SPD-Obmann Michael Hartmann spricht in einer Bilanz von einem "guten Tag" für die rot-grüne Regierung, "viele Vorwürfe würden nicht erhoben, wenn Steinmeier nicht Kanzlerkandidat wäre". Der Liberale Max Stadler sieht sich jedoch in seiner Auffassung bestätigt, dass BND-Meldungen eben doch in militärische Lagebilder der US-Armee einflossen und insofern eine deutsche Mitwirkung am Krieg gegeben sei.
Zudem wollen Opposition und Union von Steinmeier während der Sitzung wissen, ob denn präzise Datenangaben etwa über ein Offizierscasino in Bagdad oder über Stellungen irakischer Elitetruppen nicht für operative Kampfhandlungen hätten genutzt werden können. Der Außenminister lässt sich auf eine solche Debatte nicht ein: Das zu beurteilen, sei Sache des BND gewesen.
Die CDU-Abgeordnete Köhler legt solche nach Katar gelangten Meldungen Steinmeier sogar schriftlich vor und kommentiert erbost: "Sie schauen sich das ja nicht einmal an!" Linkspolitiker Paech wirft dem Zeugen vor, gegenüber Pullach nicht kontrolliert zu haben, dass die vorgegebenen Grenzen bei der Nachrichtenübermittlung auch beachtet wurden. Steinmeier kontert, das sei Sache der BND-Verantwortlichen gewesen.

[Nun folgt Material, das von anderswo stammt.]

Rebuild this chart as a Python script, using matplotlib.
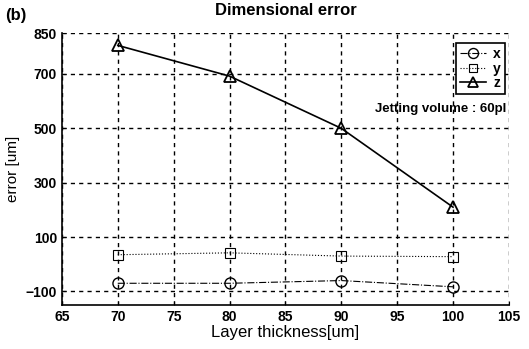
import matplotlib
matplotlib.use("Agg")
import matplotlib.pyplot as plt

plt.rcParams['font.family'] = ['Liberation Sans', 'DejaVu Sans']

thickness = [70, 80, 90, 100]
err_x = [-70, -70, -60, -83]
err_y = [35, 42, 30, 28]
err_z = [805, 692, 500, 210]
xticks = [65, 70, 75, 80, 85, 90, 95, 100, 105]
yticks = [-100, 100, 300, 500, 700, 850]

fig = plt.figure(figsize=(5.29, 3.49), dpi=100)
ax = fig.add_axes([0.117, 0.126, 0.845, 0.779])

ax.plot(thickness, err_x, linestyle='-.', color='black', lw=0.8,
        marker='o', markersize=8, markerfacecolor='none', markeredgecolor='black', label='x')
ax.plot(thickness, err_y, linestyle=':', color='black', lw=0.8,
        marker='s', markersize=7, markerfacecolor='none', markeredgecolor='black',
        markeredgewidth=0.8, label='y')
ax.plot(thickness, err_z, linestyle='-', color='black', lw=1.2,
        marker='^', markersize=8, markerfacecolor='none', markeredgecolor='black',
        markeredgewidth=1.3, label='z')

ax.set_xlim(65, 105)
ax.set_ylim(-150, 850)
ax.set_xticks(xticks)
ax.set_yticks(yticks)
ax.tick_params(direction='in', length=3, labelsize=10)
for lbl in ax.get_xticklabels() + ax.get_yticklabels():
    lbl.set_fontweight('bold')

ax.grid(True, color='black', linestyle=(0, (3, 3)), linewidth=1.0)
ax.spines['top'].set_visible(False)
ax.spines['right'].set_visible(False)
ax.spines['left'].set_linewidth(1.2)
ax.spines['bottom'].set_linewidth(1.2)

ax.set_xlabel('Layer thickness[um]', fontsize=12, labelpad=1)
ax.set_ylabel('error [um]', fontsize=11, labelpad=4)
ax.set_title('Dimensional error', fontsize=12, fontweight='bold', pad=13)

leg = ax.legend(loc='upper right', bbox_to_anchor=(0.998, 0.975), fancybox=False,
                edgecolor='black', framealpha=1, handlelength=1.9, handletextpad=0.5,
                prop={'weight': 'bold', 'size': 10}, borderpad=0.3, labelspacing=0.05,
                borderaxespad=0.2, markerscale=0.9)
leg.get_frame().set_linewidth(1.2)

ax.text(0.995, 0.722, 'Jetting volume : 60pl', transform=ax.transAxes,
        ha='right', va='center', fontsize=9.5, fontweight='bold')

fig.text(0.01, 0.955, '(b)', fontsize=12, fontweight='bold', ha='left', va='center')

fig.savefig('out.png', dpi=100)
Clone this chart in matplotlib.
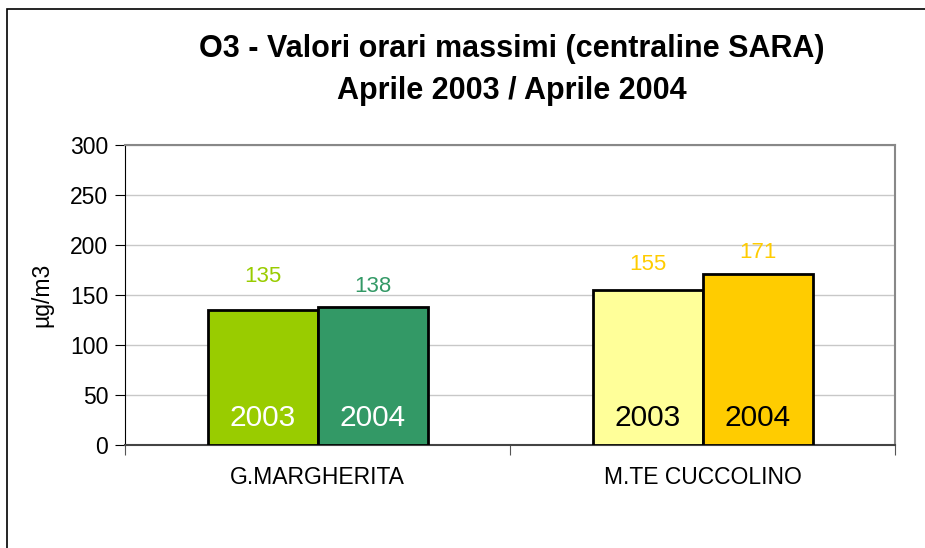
import numpy as np
import matplotlib
matplotlib.use('Agg')
import matplotlib.pyplot as plt
from matplotlib.patches import Rectangle

plt.rcParams['font.family'] = ['Liberation Sans', 'DejaVu Sans']

# data
stations = ['G.MARGHERITA', 'M.TE CUCCOLINO']
years = ['2003', '2004']
values_2003 = [135, 155]
values_2004 = [138, 171]

# per-bar styling
colors_2003 = ['#99CC00', '#FFFF99']
colors_2004 = ['#339966', '#FFCC00']
value_colors_2003 = ['#99CC00', '#FFCC00']
value_colors_2004 = ['#339966', '#FFCC00']
year_text_colors = ['white', 'black']
label_gap_2003 = [34, 25]
label_gap_2004 = [20, 21]

fig = plt.figure(figsize=(9.25, 5.48), dpi=100)
W, H = 925, 548
ax = fig.add_axes([125 / W, 103 / H, 770 / W, 300 / H])

centers = np.arange(len(stations)) + 0.5
width = 110 / 385

for i, c in enumerate(centers):
    for x, v, col, vcol, gap, yr in [
        (c - width / 2, values_2003[i], colors_2003[i], value_colors_2003[i], label_gap_2003[i], years[0]),
        (c + width / 2, values_2004[i], colors_2004[i], value_colors_2004[i], label_gap_2004[i], years[1]),
    ]:
        ax.bar(x, v, width=width, color=col, edgecolor='black', linewidth=2, zorder=3)
        ax.text(x, v + gap, str(v), ha='center', va='center', color=vcol, fontsize=16, zorder=4)
        ax.text(x, 27, yr, ha='center', va='center', color=year_text_colors[i], fontsize=21.5, zorder=4)

ax.set_xlim(0, len(stations))
ax.set_ylim(0, 300)
ax.set_yticks(np.arange(0, 301, 50))
ax.yaxis.grid(True, color='#C8C8C8', linewidth=1)
ax.set_axisbelow(True)

ax.set_xticks(np.arange(len(stations) + 1))
ax.set_xticklabels([])
ax.set_xticks(centers, minor=True)
ax.set_xticklabels(stations, minor=True, fontsize=16.5)
ax.tick_params(axis='x', which='minor', length=0, pad=15)
ax.tick_params(axis='x', which='major', length=7, direction='out', color='#555555')
ax.tick_params(axis='y', length=7, direction='out', labelsize=16.5, pad=5)

for s in ['top', 'right']:
    ax.spines[s].set_color('#888888')
    ax.spines[s].set_linewidth(1.5)
ax.spines['left'].set_color('black')
ax.spines['bottom'].set_color('#444444')
ax.spines['bottom'].set_linewidth(1.5)

ax.set_ylabel('µg/m3', fontsize=16.5, labelpad=12)

fig.text(512 / W, 1 - 70 / H,
         'O3 - Valori orari massimi (centraline SARA)\nAprile 2003 / Aprile 2004',
         ha='center', va='center', fontsize=22, fontweight='bold', linespacing=1.5)

# outer chart frame (only left and top visible in the reference)
fig.patches.append(Rectangle((7 / W, -0.1), 1.2, 1 - 9 / H + 0.1, transform=fig.transFigure,
                             fill=False, edgecolor='black', linewidth=1.2))

fig.savefig('out.png', dpi=100)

Für Köhler ist die Aussage von Ex-Kanzler Gerhard Schröder nicht mehr haltbar, Deutschland werde sich auch nicht "indirekt" am Irak-Krieg beteiligen. Grünen-Sprecher Ströbele hofft bereits, dass sich Union und SPD nicht auf einen Abschlussbericht einigen können - der erst erscheinen wird, wenn die Bundestagswahl nicht mehr fern ist.